▶ _Objective_: Line by line, repeat the data below exactly, beginning at the first line and ending at the line with "const fmt = v". Omit pictures.

▶ _Data lines_:
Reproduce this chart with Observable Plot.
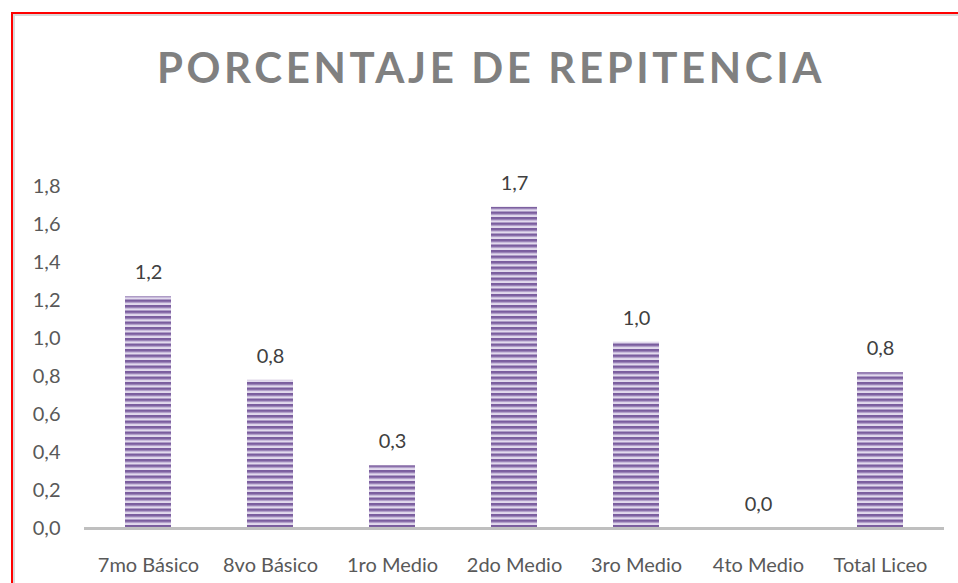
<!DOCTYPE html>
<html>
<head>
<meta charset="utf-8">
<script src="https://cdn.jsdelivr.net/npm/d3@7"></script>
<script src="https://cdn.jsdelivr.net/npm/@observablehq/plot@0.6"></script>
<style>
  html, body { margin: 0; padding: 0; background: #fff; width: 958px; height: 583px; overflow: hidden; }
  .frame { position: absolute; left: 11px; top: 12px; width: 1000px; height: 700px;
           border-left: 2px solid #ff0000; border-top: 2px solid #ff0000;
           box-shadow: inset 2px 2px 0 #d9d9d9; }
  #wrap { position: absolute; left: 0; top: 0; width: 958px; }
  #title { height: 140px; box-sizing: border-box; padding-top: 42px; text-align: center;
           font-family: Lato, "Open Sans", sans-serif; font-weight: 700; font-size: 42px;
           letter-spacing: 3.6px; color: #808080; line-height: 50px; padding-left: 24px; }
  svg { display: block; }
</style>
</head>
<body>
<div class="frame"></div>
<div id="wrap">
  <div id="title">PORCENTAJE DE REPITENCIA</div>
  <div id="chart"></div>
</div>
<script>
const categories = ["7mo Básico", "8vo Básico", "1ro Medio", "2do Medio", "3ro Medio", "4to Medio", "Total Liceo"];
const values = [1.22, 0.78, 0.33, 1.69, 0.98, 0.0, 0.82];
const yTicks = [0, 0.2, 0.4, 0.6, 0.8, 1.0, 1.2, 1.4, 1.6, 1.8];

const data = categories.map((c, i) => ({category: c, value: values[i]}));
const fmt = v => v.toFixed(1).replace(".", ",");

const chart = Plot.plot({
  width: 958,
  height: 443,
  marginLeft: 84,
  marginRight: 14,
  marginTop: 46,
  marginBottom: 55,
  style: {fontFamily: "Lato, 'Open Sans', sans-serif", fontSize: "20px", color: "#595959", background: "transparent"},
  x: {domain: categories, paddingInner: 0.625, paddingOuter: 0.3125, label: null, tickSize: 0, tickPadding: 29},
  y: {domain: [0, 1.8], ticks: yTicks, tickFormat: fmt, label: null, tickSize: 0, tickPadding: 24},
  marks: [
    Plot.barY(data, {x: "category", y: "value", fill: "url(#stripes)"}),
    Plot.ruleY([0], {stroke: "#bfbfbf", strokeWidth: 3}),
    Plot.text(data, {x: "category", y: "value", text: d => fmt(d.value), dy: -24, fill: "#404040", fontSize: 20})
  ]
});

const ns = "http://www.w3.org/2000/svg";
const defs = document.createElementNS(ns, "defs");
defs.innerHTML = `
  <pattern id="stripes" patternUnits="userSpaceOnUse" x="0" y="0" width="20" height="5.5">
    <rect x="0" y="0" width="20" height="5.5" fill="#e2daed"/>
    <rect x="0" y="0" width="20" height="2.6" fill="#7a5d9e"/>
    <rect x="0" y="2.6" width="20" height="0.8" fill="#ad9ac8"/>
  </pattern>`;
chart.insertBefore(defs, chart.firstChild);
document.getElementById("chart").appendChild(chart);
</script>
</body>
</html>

▶ _Solved problem_:
Reproduce this chart with Observable Plot.
<!DOCTYPE html>
<html>
<head>
<meta charset="utf-8">
<script src="https://cdn.jsdelivr.net/npm/d3@7"></script>
<script src="https://cdn.jsdelivr.net/npm/@observablehq/plot@0.6"></script>
<style>
  html, body { margin: 0; padding: 0; background: #fff; width: 958px; height: 583px; overflow: hidden; }
  .frame { position: absolute; left: 11px; top: 12px; width: 1000px; height: 700px;
           border-left: 2px solid #ff0000; border-top: 2px solid #ff0000;
           box-shadow: inset 2px 2px 0 #d9d9d9; }
  #wrap { position: absolute; left: 0; top: 0; width: 958px; }
  #title { height: 140px; box-sizing: border-box; padding-top: 42px; text-align: center;
           font-family: Lato, "Open Sans", sans-serif; font-weight: 700; font-size: 42px;
           letter-spacing: 3.6px; color: #808080; line-height: 50px; padding-left: 24px; }
  svg { display: block; }
</style>
</head>
<body>
<div class="frame"></div>
<div id="wrap">
  <div id="title">PORCENTAJE DE REPITENCIA</div>
  <div id="chart"></div>
</div>
<script>
const categories = ["7mo Básico", "8vo Básico", "1ro Medio", "2do Medio", "3ro Medio", "4to Medio", "Total Liceo"];
const values = [1.22, 0.78, 0.33, 1.69, 0.98, 0.0, 0.82];
const yTicks = [0, 0.2, 0.4, 0.6, 0.8, 1.0, 1.2, 1.4, 1.6, 1.8];

const data = categories.map((c, i) => ({category: c, value: values[i]}));
const fmt = v => v.toFixed(1).replace(".", ",");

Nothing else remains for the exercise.